What about the gradient of the total cost with respect to the
parameters,
$\frac{\partial J}{\partial [\mathbf{W}, \mathbf{U}, \mathbf{V}]}$?
Suppose the RNN is being applied to a video and predicts a class label
for every frame of the video. Then $\mathbf{x}_{\texttt{out}}$ is a
prediction for each frame and a loss can be applied to each
$\mathbf{x}_{\texttt{out}}[t]$. The total cost is simply the summation
of the losses at each timestep: $$\begin{aligned}
    \frac{\partial J}{\partial [\mathbf{W}, \mathbf{U}, \mathbf{V}]} = \sum_{t=0}^T \frac{\partial \mathcal{L}(\mathbf{x}_{\texttt{out}}[t], \mathbf{y}_t)}{\partial [\mathbf{W}, \mathbf{U}, \mathbf{V}]}
\end{aligned}$$ The graph for backpropagation, shown in
@fig-recurrent_neural_networks-bptt_J, has a branching structure, which
we saw how to deal with in @sec-backpropagation: gradients (red arrows) summate
wherever the forward pass (black arrows) branches.



### The Problem of Exploding and Vanishing Gradients {#sec-recurrent_neural_networks-bptt}


![Backpropagation through time in an RNN with a loss at each timestep.](figures/recurrent_neural_nets/bptt_J.png){width=100% #fig-recurrent_neural_networks-bptt_J}


Notice that the we can get very large computation graphs when we run an
RNN for many timesteps. The gradient computation involves a series of
matrix multiplies that is $\mathcal{O}(T)$ in length. For example, to
compute our gradient
$\frac{\partial \mathbf{x}_{\texttt{out}}[5]}{\partial \mathbf{x}_{\texttt{in}}[0]}$
in the example above involves the following product: 

$$\begin{aligned}
\frac{\partial \mathbf{x}_{\texttt{out}}[t]}{\partial \mathbf{x}_{\texttt{in}}[0]} = \frac{\partial \mathbf{x}_{\texttt{out}}[t]}{\partial \mathbf{h}_T} \frac{\partial \mathbf{h}_T}{\partial \mathbf{h}_{T-1}} \cdots \frac{\partial \mathbf{h}_1}{\partial \mathbf{h}_0} \frac{\partial \mathbf{h}_0}{\partial \mathbf{x}_{\texttt{in}}[0]}
\end{aligned}$$ 

Suppose we use an RNN with relu nonlinearities.
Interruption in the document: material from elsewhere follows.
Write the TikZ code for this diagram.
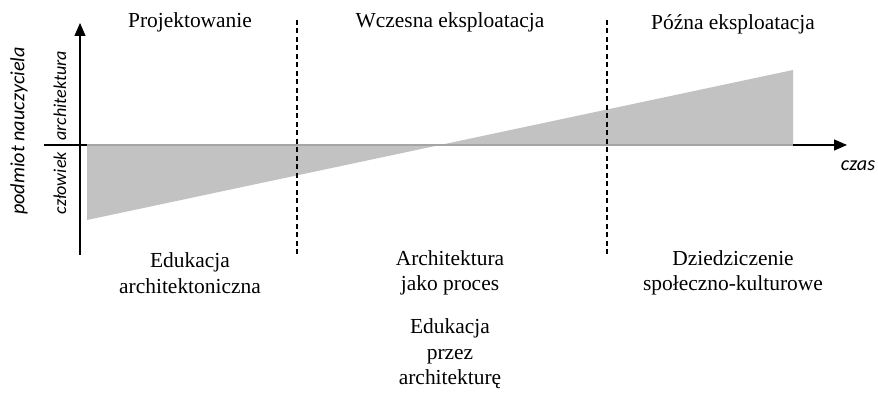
\documentclass[tikz,border=0pt]{standalone}
\usepackage{fontspec}
\setmainfont{Liberation Serif}
\newfontfamily\axisfont{Carlito}
\usetikzlibrary{arrows.meta}
\definecolor{areagray}{RGB}{194,194,194}

\begin{document}
\begin{tikzpicture}[x=0.02cm,y=-0.02cm,
    phase/.style={font=\fontsize{12.2}{14.5}\selectfont, align=center},
    axislabel/.style={font=\axisfont\itshape\fontsize{11.5}{13}\selectfont},
    sidelabel/.style={font=\axisfont\itshape\fontsize{10.3}{12}\selectfont, inner sep=1pt},
    divider/.style={dash pattern=on 1mm off 0.7mm, line width=0.7pt},
    axisarrow/.style={line width=0.7pt, -{Triangle[length=2.6mm,width=2.2mm]}}]
    \useasboundingbox (0,0) rectangle (878,394);

    \coordinate (ybot) at (80,255);
    \coordinate (ytop) at (80,23);
    \coordinate (xleft) at (44,145);
    \coordinate (xright) at (847,145);
    \coordinate (lowstart) at (87,145);
    \coordinate (lowend) at (87,220);
    \coordinate (cross) at (440,145);
    \coordinate (highend) at (793,70);
    \coordinate (highstart) at (793,145);
    \coordinate (div1top) at (297,20);
    \coordinate (div1bot) at (297,256);
    \coordinate (div2top) at (607,20);
    \coordinate (div2bot) at (607,256);

    % shaded areas
    \fill[areagray] (lowstart) -- (lowend) -- (cross) -- cycle;
    \fill[areagray] (cross) -- (highend) -- (highstart) -- cycle;

    % axes
    \draw[axisarrow] (ybot) -- (ytop);
    \draw[line width=0.7pt] (xleft) -- (lowstart);
    \draw[line width=0.7pt, areagray!85!black] (lowstart) -- (highstart);
    \draw[axisarrow] (highstart) -- (xright);

    % phase borders
    \draw[divider] (div1top) -- (div1bot);
    \draw[divider] (div2top) -- (div2bot);

    \node[phase] (design) at (190,22) {Projektowanie};
    \node[phase] (early) at (450,22) {Wczesna eksploatacja};
    \node[phase] (late) at (733,24) {Późna eksploatacja};

    \node[phase] (edu) at (190,273) {Edukacja\\architektoniczna};
    \node[phase] (process) at (450,273) {Architektura\\jako proces};
    \node[phase] (heritage) at (733,273) {Dziedziczenie\\społeczno-kulturowe};
    \node[phase] (through) at (450,354) {Edukacja\\przez\\architekturę};

    \node[axislabel] (time) at (858,166) {czas};
    \node[axislabel, rotate=90] (subject) at (19,131) {podmiot nauczyciela};
    \node[sidelabel, rotate=90, anchor=west] (arch) at (60,143) {architektura};
    \node[sidelabel, rotate=90, anchor=east] (human) at (60,150) {człowiek};
\end{tikzpicture}
\end{document}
Then
each term $\frac{\partial \mathbf{h}_t}{\partial \mathbf{h}_{t-1}}$
equals $\mathbf{R}\mathbf{W}$, where $\mathbf{R}$ is a diagonal matrix
with zeros or ones on the $i$-th diagonal element depending on whether
the $i$-th neuron is above or below zero at the current operating point.
This gives a product
$\mathbf{R}_T\mathbf{W}\cdots\mathbf{R}_1\mathbf{W}$. In a worst-case
scenario (for numerics), suppose all the $\texttt{relu}$ are active;
then we have a product of $T$ matrices $\mathbf{W}$, which means the
gradient is $\mathbf{W}^T$ ($T$ is an exponent here, not a transpose).
If values in $\mathbf{W}$ are large, the gradient will explode. If they
are small, the gradient will vanish---basically, this system is not
numerically well-behaved. One solution to this problem is to use RNN
units that have better numerics, an example of which we will give in
@sec-recurrent_neural_networks-LSTMS subsequently.

## Stacking Recurrent Layers

A deep RNN can be constructed by stacking recurrent layers. Here is an
example:


![A deep RNN with multiple hidden layers.](figures/recurrent_neural_nets/deep_rnn.png){width=100% #fig-deep_rnn}

To emphasize that the parameters are shared, we only show them once.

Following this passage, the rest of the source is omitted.